Desinhibición digital
Nadie le ha puesto nombre todavía. Pero es un fenómeno tan omnipresente que ni siquiera lo tomamos en consideración. Los veteranos de la internet pública, que tuvimos nuestro bautismo de fuego en servicios como el IRC o Usenet, sabemos desde hace mucho que propalamos por la red cosas que no nos atreveríamos a decir en la cara. Puede tratarse de una reflexión inteligente sobre un tema delicado o el dicterio del sociópata.
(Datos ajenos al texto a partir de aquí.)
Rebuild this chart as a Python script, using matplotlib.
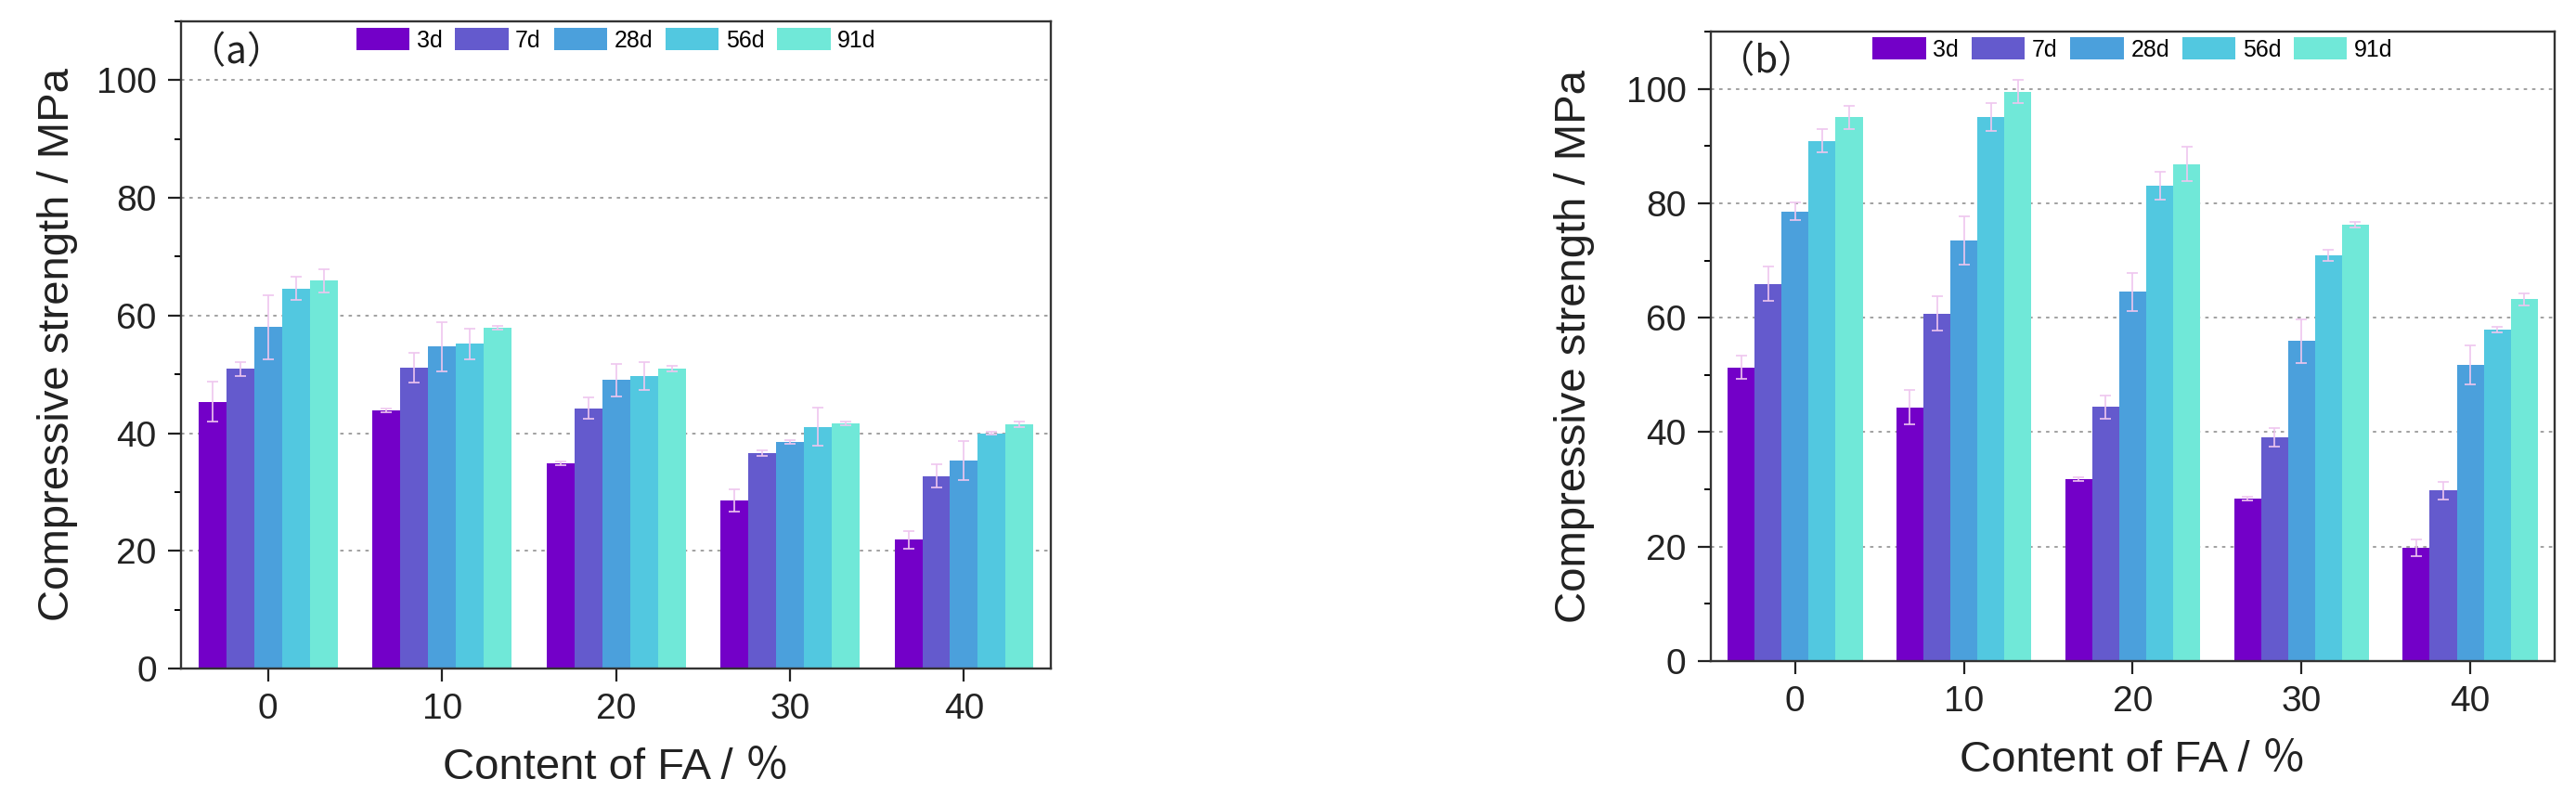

Es un arma de doble filo.
Twitter lo elevó a escala mundial; o casi, porque donde no hay libertad de expresión, donde la vigilancia estatal impone una censura previa que se incorpora al ADN de las sociedades, la red de los trinos está vedada. WhatsApp lo instaló en los teléfonos de 2000 millones de personas. Hoy es un principio rector de virtualidad: por chat somos todos guapos.
Pero franco no es lo mismo que lenguaraz. Opinar con el civismo enardecido no es igual que recurrir a la violencia verbal, que de todos modos es violencia y hiere. Nadie le ha puesto un nombre todavía, pero creo que la forma en que aprovechamos esta desinhibición digital nos define como sociedad. Si en las pantallas se leen puros agravios, mentiras y calumnias, entonces no, no estamos bien. Nada bien.